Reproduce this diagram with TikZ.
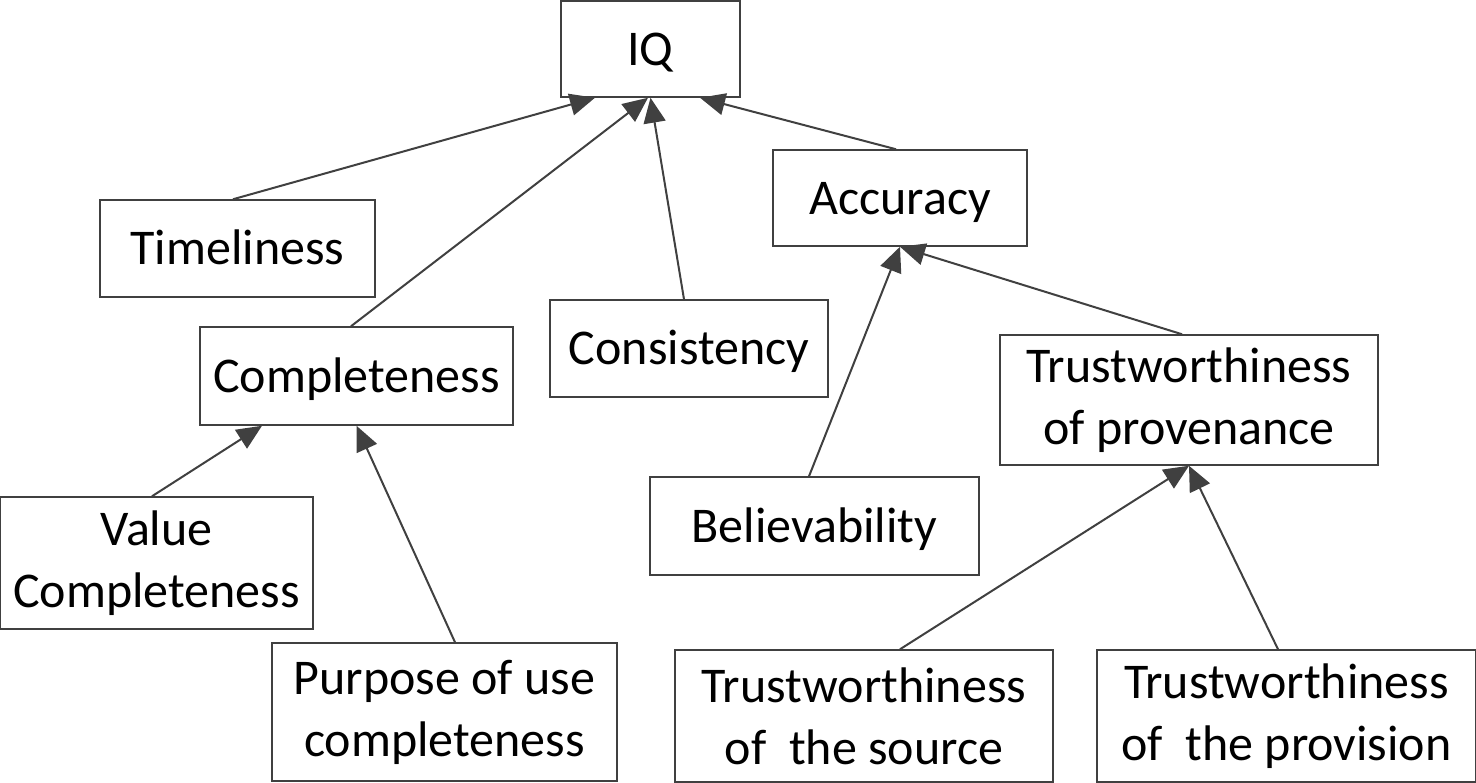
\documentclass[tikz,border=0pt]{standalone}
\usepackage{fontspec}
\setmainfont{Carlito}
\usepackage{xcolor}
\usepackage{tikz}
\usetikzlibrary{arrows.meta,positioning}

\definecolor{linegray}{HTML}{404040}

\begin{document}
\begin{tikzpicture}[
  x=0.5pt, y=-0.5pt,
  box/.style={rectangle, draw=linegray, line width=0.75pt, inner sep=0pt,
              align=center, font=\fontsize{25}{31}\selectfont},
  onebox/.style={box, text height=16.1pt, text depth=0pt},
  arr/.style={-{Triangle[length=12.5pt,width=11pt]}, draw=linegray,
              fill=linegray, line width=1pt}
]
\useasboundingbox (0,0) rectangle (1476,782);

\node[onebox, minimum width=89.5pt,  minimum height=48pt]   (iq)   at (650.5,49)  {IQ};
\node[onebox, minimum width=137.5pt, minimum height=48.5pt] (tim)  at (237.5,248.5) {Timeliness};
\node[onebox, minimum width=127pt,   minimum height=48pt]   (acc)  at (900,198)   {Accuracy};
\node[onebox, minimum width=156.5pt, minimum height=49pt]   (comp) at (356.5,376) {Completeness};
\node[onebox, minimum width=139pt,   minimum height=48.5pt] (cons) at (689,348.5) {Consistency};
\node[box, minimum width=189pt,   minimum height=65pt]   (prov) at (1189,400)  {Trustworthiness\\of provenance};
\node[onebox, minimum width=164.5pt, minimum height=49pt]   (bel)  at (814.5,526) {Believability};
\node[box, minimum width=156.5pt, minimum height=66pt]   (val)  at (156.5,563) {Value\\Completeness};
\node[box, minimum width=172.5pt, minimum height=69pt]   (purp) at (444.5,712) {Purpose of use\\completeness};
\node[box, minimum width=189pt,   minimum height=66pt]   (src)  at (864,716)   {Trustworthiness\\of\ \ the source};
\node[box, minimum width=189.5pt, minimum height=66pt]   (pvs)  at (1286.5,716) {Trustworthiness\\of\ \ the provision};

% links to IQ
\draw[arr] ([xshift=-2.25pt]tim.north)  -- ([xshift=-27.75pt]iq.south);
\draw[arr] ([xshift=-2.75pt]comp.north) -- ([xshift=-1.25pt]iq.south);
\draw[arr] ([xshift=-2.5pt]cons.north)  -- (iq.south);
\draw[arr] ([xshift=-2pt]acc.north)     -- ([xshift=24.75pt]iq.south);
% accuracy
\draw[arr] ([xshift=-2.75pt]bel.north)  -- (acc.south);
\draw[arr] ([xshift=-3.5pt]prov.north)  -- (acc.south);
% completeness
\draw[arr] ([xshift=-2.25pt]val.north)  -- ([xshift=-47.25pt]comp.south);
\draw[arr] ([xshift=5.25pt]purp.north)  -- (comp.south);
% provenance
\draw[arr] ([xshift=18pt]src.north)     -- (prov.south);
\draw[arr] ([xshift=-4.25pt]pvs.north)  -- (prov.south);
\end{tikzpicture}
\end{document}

▬▬▬

• Instructions to follow: Working from the material above, transcribe it exactly while omitting pictures.

• Exercise solution:
Reproduce this diagram with TikZ.
\documentclass[tikz,border=0pt]{standalone}
\usepackage{fontspec}
\setmainfont{Carlito}
\usepackage{xcolor}
\usepackage{tikz}
\usetikzlibrary{arrows.meta,positioning}

\definecolor{linegray}{HTML}{404040}

\begin{document}
\begin{tikzpicture}[
  x=0.5pt, y=-0.5pt,
  box/.style={rectangle, draw=linegray, line width=0.75pt, inner sep=0pt,
              align=center, font=\fontsize{25}{31}\selectfont},
  onebox/.style={box, text height=16.1pt, text depth=0pt},
  arr/.style={-{Triangle[length=12.5pt,width=11pt]}, draw=linegray,
              fill=linegray, line width=1pt}
]
\useasboundingbox (0,0) rectangle (1476,782);

\node[onebox, minimum width=89.5pt,  minimum height=48pt]   (iq)   at (650.5,49)  {IQ};
\node[onebox, minimum width=137.5pt, minimum height=48.5pt] (tim)  at (237.5,248.5) {Timeliness};
\node[onebox, minimum width=127pt,   minimum height=48pt]   (acc)  at (900,198)   {Accuracy};
\node[onebox, minimum width=156.5pt, minimum height=49pt]   (comp) at (356.5,376) {Completeness};
\node[onebox, minimum width=139pt,   minimum height=48.5pt] (cons) at (689,348.5) {Consistency};
\node[box, minimum width=189pt,   minimum height=65pt]   (prov) at (1189,400)  {Trustworthiness\\of provenance};
\node[onebox, minimum width=164.5pt, minimum height=49pt]   (bel)  at (814.5,526) {Believability};
\node[box, minimum width=156.5pt, minimum height=66pt]   (val)  at (156.5,563) {Value\\Completeness};
\node[box, minimum width=172.5pt, minimum height=69pt]   (purp) at (444.5,712) {Purpose of use\\completeness};
\node[box, minimum width=189pt,   minimum height=66pt]   (src)  at (864,716)   {Trustworthiness\\of\ \ the source};
\node[box, minimum width=189.5pt, minimum height=66pt]   (pvs)  at (1286.5,716) {Trustworthiness\\of\ \ the provision};

% links to IQ
\draw[arr] ([xshift=-2.25pt]tim.north)  -- ([xshift=-27.75pt]iq.south);
\draw[arr] ([xshift=-2.75pt]comp.north) -- ([xshift=-1.25pt]iq.south);
\draw[arr] ([xshift=-2.5pt]cons.north)  -- (iq.south);
\draw[arr] ([xshift=-2pt]acc.north)     -- ([xshift=24.75pt]iq.south);
% accuracy
\draw[arr] ([xshift=-2.75pt]bel.north)  -- (acc.south);
\draw[arr] ([xshift=-3.5pt]prov.north)  -- (acc.south);
% completeness
\draw[arr] ([xshift=-2.25pt]val.north)  -- ([xshift=-47.25pt]comp.south);
\draw[arr] ([xshift=5.25pt]purp.north)  -- (comp.south);
% provenance
\draw[arr] ([xshift=18pt]src.north)     -- (prov.south);
\draw[arr] ([xshift=-4.25pt]pvs.north)  -- (prov.south);
\end{tikzpicture}
\end{document}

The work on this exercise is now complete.